Improperly named, the Average White Band was anything but. First off, one of the rhythm guys, at least by this point, wasn’t white. Second, and this is far more important, they funked it up with a vigor and style that would never be confused with average.
Initially formed in the late 1960s by Scots saxophonists Malcolm “Molly” Duncan and Roger Ball, AWB later expanded to include bass playing vocalist Alan Gorrie, the late drummer Robbie McIntosh (replaced here by Steve Ferrone), percussionist Sammy Figueroa and guitarist Hamish Stuart, among others. Though this performance at the Montreux Jazz Festival arrived a few years after their breakthrough chart-topping project AWB, the group remained at the peak of its head-bobbing powers.
Perhaps predictably, that Arif Mardin-produced 1974 sophomore release makes up the bulk of Live at Montreux 1977, issued Tuesday by Eagle Records. Included are the sweaty funk chart-topper “Pick Up the Pieces,” as well as the Isley Brothers update “What To Do,” “Person to Person” and “Got the Love.” Just as interesting, though, was “A Love of Your Own,” from 1976’s Soul Searching, another Top 10 album. The instrumental “Sweet and Sour,” really a knockoff of “Pick of the Pieces,” later appeared on 1978’s Warner Communications. The band closes with a tip of the hat to its own fondly remembered Motown influences, unfurling a lengthy jam on the Marvin Gaye classic “I Heard It Through the Grapevine.”

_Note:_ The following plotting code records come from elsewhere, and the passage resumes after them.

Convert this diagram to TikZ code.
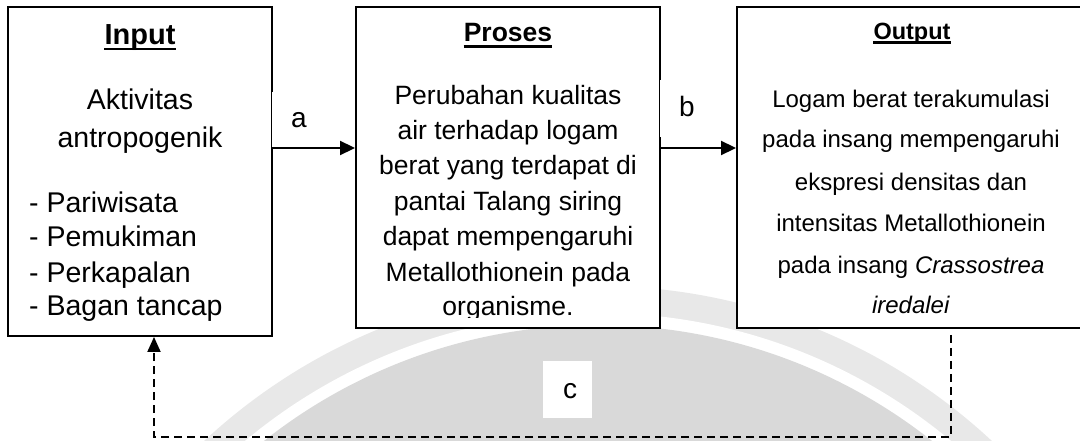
\documentclass[tikz,border=0pt]{standalone}
\usepackage{fontspec}
\setmainfont{Liberation Sans}
\usetikzlibrary{arrows.meta}
\definecolor{wmin}{gray}{0.85}
\definecolor{wmout}{gray}{0.91}
\begin{document}
\begin{tikzpicture}[x=1pt,y=-1pt,
  box/.style={draw=black, line width=1.9pt, fill=white, inner sep=0pt, rectangle},
  lblbox/.style={fill=white, inner sep=0pt, rectangle},
  conn/.style={line width=1.9pt, -{Triangle[length=15pt,width=14pt]}},
  dashconn/.style={line width=1.9pt, dash pattern=on 8pt off 5pt, -{Triangle[length=15pt,width=13pt]}},
  txt/.style={anchor=base, inner sep=0pt},
  txtl/.style={anchor=base west, inner sep=0pt},
  uline/.style={line width=2.6pt},
  fin/.style={font=\fontsize{28.5}{34}\selectfont},
  fint/.style={font=\fontsize{29}{34}\selectfont\bfseries},
  fpr/.style={font=\fontsize{26.5}{32}\selectfont},
  fprt/.style={font=\fontsize{26.5}{32}\selectfont\bfseries},
  fou/.style={font=\fontsize{24}{29}\selectfont},
  fout/.style={font=\fontsize{23.5}{28}\selectfont\bfseries},
  flb/.style={font=\fontsize{28}{34}\selectfont}
]
\useasboundingbox (0,0) rectangle (1080,441);
\clip (0,0) rectangle (1080,441);
\fill[white] (0,0) rectangle (1080,441);
% watermark swoosh
\fill[wmout] (598,864) circle[radius=578pt];
\fill[white] (598,864) circle[radius=551pt];
\fill[wmin] (598,864) circle[radius=539pt];

% boxes
\node[box, minimum width=264pt, minimum height=329pt] (input) at (140,171.5) {};
\node[box, minimum width=304pt, minimum height=321pt] (proses) at (508,167.5) {};
\node[box, minimum width=358pt, minimum height=321pt] (output) at (916,167.5) {};

% connectors
\draw[conn] (input.east |- 0,148) -- (proses.west |- 0,148);
\draw[conn] (proses.east |- 0,148) -- (output.west |- 0,148);
\draw[dashconn, shorten <=6pt] (output.south -| 951,0) -- (951,437) -- (154,437) -- (input.south -| 154,0);

% label boxes
\node[lblbox, minimum width=43pt, minimum height=55pt] (la) at (293.5,119.5) {};
\node[lblbox, minimum width=52pt, minimum height=57pt] (lb) at (686,108.5) {};
\node[lblbox, minimum width=49pt, minimum height=57pt] (lc) at (567.5,389.5) {};
\node[txt, flb] (ta) at (299,128) {a};
\node[txt, flb] (tb) at (687,117) {b};
\node[txt, flb] (tc) at (570,398) {c};

% Input text
\node[txt, fint] (ti) at (140,45) {Input};
\draw[uline] ([yshift=-4pt]ti.base west) -- ([yshift=-4pt]ti.base east);
\node[txt, fin] (i1) at (140,110) {Aktivitas};
\node[txt, fin] (i2) at (140,148) {antropogenik};
\node[txtl, fin] (i3) at (29,213) {- Pariwisata};
\node[txtl, fin] (i4) at (29,247) {- Pemukiman};
\node[txtl, fin] (i5) at (29,282) {- Perkapalan};
\node[txtl, fin] (i6) at (29,315) {- Bagan tancap};

% Proses text
\node[txt, fprt] (tp) at (508,42) {Proses};
\draw[uline] ([yshift=-4.3pt]tp.base west) -- ([yshift=-4.3pt]tp.base east);
\begin{scope}
\clip (357,8) rectangle (659,317.5);
\node[txt, fpr] (p1) at (508,105) {Perubahan kualitas};
\node[txt, fpr] (p2) at (508,140) {air terhadap logam};
\node[txt, fpr] (p3) at (508,175) {berat yang terdapat di};
\node[txt, fpr] (p4) at (508,211) {pantai Talang siring};
\node[txt, fpr] (p5) at (508,246) {dapat mempengaruhi};
\node[txt, fpr] (p6) at (508,281) {Metallothionein pada};
\node[txt, fpr] (p7) at (508,315) {organisme.};
\end{scope}

% Output text
\node[txt, fout] (to) at (912,39.5) {Output};
\draw[uline, line width=2.4pt] ([yshift=-3pt]to.base west) -- ([yshift=-3pt]to.base east);
\node[txt, fou] (o1) at (911,108) {Logam berat terakumulasi};
\node[txt, fou] (o2) at (911,148) {pada insang mempengaruhi};
\node[txt, fou] (o3) at (911,191) {ekspresi densitas dan};
\node[txt, fou] (o4) at (911,232) {intensitas Metallothionein};
\node[txt, fou] (o5) at (911,273) {pada insang \textit{Crassostrea}};
\node[txt, fou] (o6) at (911,313) {\textit{iredalei}};
\end{tikzpicture}
\end{document}
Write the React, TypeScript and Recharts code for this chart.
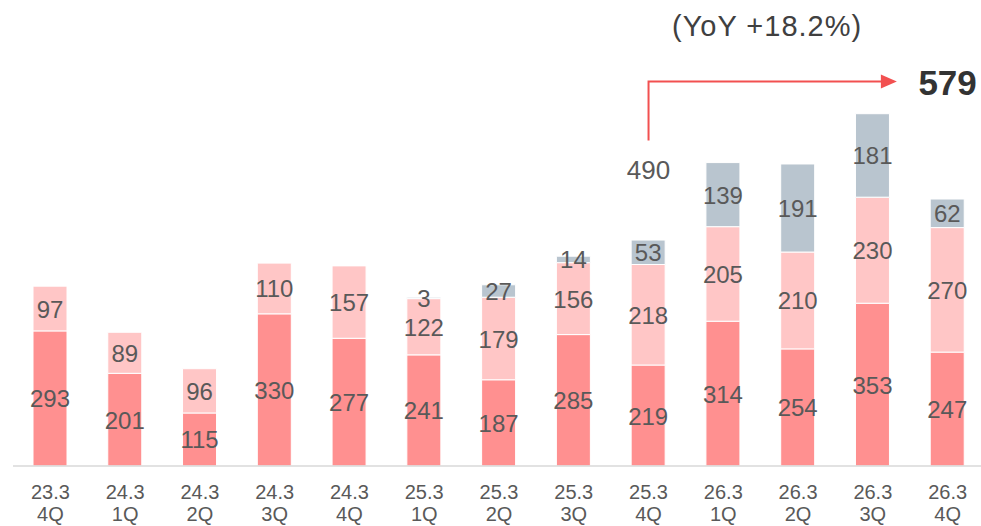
import { Bar, BarChart, LabelList, ReferenceDot, ReferenceLine, XAxis, YAxis } from "recharts"

const periods = ["23.3", "24.3", "24.3", "24.3", "24.3", "25.3", "25.3", "25.3", "25.3", "26.3", "26.3", "26.3", "26.3"]
const quarters = ["4Q", "1Q", "2Q", "3Q", "4Q", "1Q", "2Q", "3Q", "4Q", "1Q", "2Q", "3Q", "4Q"]
const baseValues = [293, 201, 115, 330, 277, 241, 187, 285, 219, 314, 254, 353, 247]
const midValues = [97, 89, 96, 110, 157, 122, 179, 156, 218, 205, 210, 230, 270]
const topValues = [null, null, null, null, null, 3, 27, 14, 53, 139, 191, 181, 62]

const prevTotal = 490
const lastTotal = 579
const yoyText = "(YoY +18.2%)"

const data = periods.map((p, i) => ({
  name: `${p}\n${quarters[i]}`,
  base: baseValues[i],
  mid: midValues[i],
  top: topValues[i],
}))

const FONT = "Arial, 'Liberation Sans', sans-serif"
const TEXT = "#595959"

function CategoryTick(props: any) {
  const { x, y, payload } = props
  const [a, b] = String(payload.value).split("\n")
  return (
    <g>
      <text x={x} y={y + 25} textAnchor="middle" fontSize={20} fill={TEXT} fontFamily={FONT}>
        {a}
      </text>
      <text x={x} y={y + 47} textAnchor="middle" fontSize={20} fill={TEXT} fontFamily={FONT}>
        {b}
      </text>
    </g>
  )
}

function SegmentLabel(props: any) {
  const { x, y, width, height, value } = props
  if (value == null) return null
  return (
    <text
      x={x + width / 2}
      y={y + height / 2}
      dy={9}
      textAnchor="middle"
      fontSize={24}
      fill={TEXT}
      fontFamily={FONT}
    >
      {value}
    </text>
  )
}

function ArrowShape(props: any) {
  const { x1, y1, x2, y2 } = props
  const tip = x2 + 24
  return (
    <g>
      <path d={`M${x1},${y1} V${y2} H${tip - 14}`} stroke="#F25050" strokeWidth={2} fill="none" />
      <path d={`M${tip - 16},${y2 - 7} L${tip},${y2} L${tip - 16},${y2 + 7} Z`} fill="#F25050" />
    </g>
  )
}

export default function App() {
  return (
    <div style={{ position: "absolute", left: 0, top: 0, width: 981, height: 526, background: "#fff" }}>
      <BarChart
        width={981}
        height={526}
        data={data}
        margin={{ top: 51, right: -4, left: 13, bottom: 0 }}
        barSize={34}
      >
        <XAxis
          dataKey="name"
          interval={0}
          height={60}
          tickLine={false}
          axisLine={{ stroke: "#D9D9D9", strokeWidth: 1.5 }}
          tick={<CategoryTick />}
        />
        <YAxis hide domain={[0, 900]} />
        <Bar dataKey="base" stackId="a" fill="#FF9090" stroke="#fff" strokeWidth={1} isAnimationActive={false}>
          <LabelList dataKey="base" content={<SegmentLabel />} />
        </Bar>
        <Bar dataKey="mid" stackId="a" fill="#FFC6C6" stroke="#fff" strokeWidth={1} isAnimationActive={false}>
          <LabelList dataKey="mid" content={<SegmentLabel />} />
        </Bar>
        <Bar dataKey="top" stackId="a" fill="#B9C5CF" stroke="#fff" strokeWidth={1} isAnimationActive={false}>
          <LabelList dataKey="top" content={<SegmentLabel />} />
        </Bar>
        <ReferenceLine
          segment={[
            { x: data[8].name, y: 706 },
            { x: data[11].name, y: 834 },
          ]}
          ifOverflow="visible"
          shape={<ArrowShape />}
        />
        <ReferenceDot
          x={data[8].name}
          y={641}
          ifOverflow="visible"
          shape={(p: any) => (
            <text x={p.cx} y={p.cy} dy={9} textAnchor="middle" fontSize={26} fill={TEXT} fontFamily={FONT}>
              {prevTotal}
            </text>
          )}
        />
        <ReferenceDot
          x={data[12].name}
          y={832}
          ifOverflow="visible"
          shape={(p: any) => (
            <text x={p.cx} y={p.cy} dy={13} textAnchor="middle" fontSize={35} fontWeight="bold" fill="#333" fontFamily={FONT}>
              {lastTotal}
            </text>
          )}
        />
        <ReferenceDot
          x={data[10].name}
          y={955}
          ifOverflow="visible"
          shape={(p: any) => (
            <text x={p.cx - 31} y={p.cy} dy={10} textAnchor="middle" fontSize={29} letterSpacing={1} fill="#404040" fontFamily={FONT}>
              {yoyText}
            </text>
          )}
        />
      </BarChart>
    </div>
  )
}
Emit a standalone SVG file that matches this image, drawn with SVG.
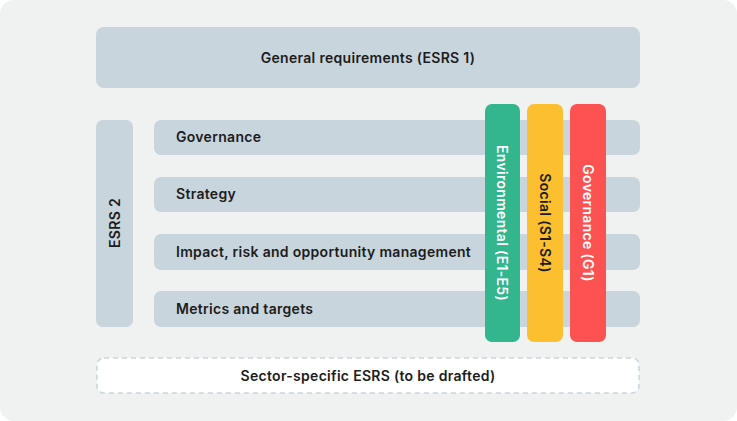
<svg xmlns="http://www.w3.org/2000/svg" width="737" height="421" viewBox="0 0 737 421">
<style>
.bar{fill:#c9d5dc}
.t{font-family:"Inter","Liberation Sans",sans-serif;font-size:14px;font-weight:600;letter-spacing:0.3px;fill:#1c1c1c}
.w{fill:#ffffff}
</style>
<rect x="0" y="0" width="737" height="421" rx="14" fill="#f0f1f1"/>
<g id="general"><rect class="bar" x="96" y="27" width="544" height="61" rx="8"/><text class="t" x="368" y="63" text-anchor="middle">General requirements (ESRS 1)</text></g>
<g id="esrs2"><rect class="bar" x="96" y="120" width="37" height="207" rx="7"/><text class="t" transform="translate(120,223) rotate(-90)" text-anchor="middle">ESRS 2</text></g>
<g id="governance"><rect class="bar" x="154" y="120" width="486" height="35" rx="7"/><text class="t" x="176" y="142">Governance</text></g>
<g id="strategy"><rect class="bar" x="154" y="177" width="486" height="35" rx="7"/><text class="t" x="176" y="199">Strategy</text></g>
<g id="impact"><rect class="bar" x="154" y="234" width="486" height="36" rx="7"/><text class="t" x="176" y="257">Impact, risk and opportunity management</text></g>
<g id="metrics"><rect class="bar" x="154" y="291" width="486" height="36" rx="7"/><text class="t" x="176" y="314">Metrics and targets</text></g>
<g id="environmental"><rect x="485" y="104" width="35" height="238" rx="7" fill="#33b58d"/><text class="t w" transform="translate(497,223) rotate(90)" text-anchor="middle">Environmental (E1-E5)</text></g>
<g id="social"><rect x="527" y="104" width="36" height="238" rx="7" fill="#fbbf2f"/><text class="t" transform="translate(540,223) rotate(90)" text-anchor="middle">Social (S1-S4)</text></g>
<g id="governance-g1"><rect x="570" y="104" width="36" height="238" rx="7" fill="#fd5252"/><text class="t w" transform="translate(583,223) rotate(90)" text-anchor="middle">Governance (G1)</text></g>
<g id="sector"><rect x="97" y="358" width="542" height="35" rx="7" fill="#ffffff" stroke="#c9d5dc" stroke-width="1.5" stroke-dasharray="5 4"/><text class="t" x="368" y="381" text-anchor="middle">Sector-specific ESRS (to be drafted)</text></g>
<g id="connectors"/>
</svg>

But did I say funky? Did I say lengthy?
None of that, fun though it may be, compares to the AWB’s titanic reading for 1975’s “Cut the Cake,” a dance floor-rattling monolith that clocks in at a truly impressive 14:22. Composed, as had been “Pick Up The Pieces,” by everyone in the band, the tune still opens with that chicka-wacka groove and this punchy James Brown-inspired blast of brass from the Dundee Horns. But before long, “Cut the Cake” has become something else entirely. “Gimme, gimme, gimme, gimme” gives way to an instrument-by-instrument band introduction – each with the requisite solo turn, from bass to bongos. Still, every time the song seems to run out of gas, somebody catches a new groove, some section of the crowd begins enthusiastically clapping, and they are off again.
It seems like it will never end, and for a while – a long, great, greasy while – it doesn’t.
Gorie and original guitarist Owen “Onnie” McIntyre continue to lead the Average White Band, which saw this classic lineup split in 1982 after 10 albums and three Grammy nominations. Stuart, who co-wrote all but the two covers here, later played with Paul McCartney; Ferrone somehow ended up working for a time with Duran Duran. More recently, AWB toured with Hall and Oates and Michael McDonald in the well-received Rock ’n’ Soul 2004 Revue.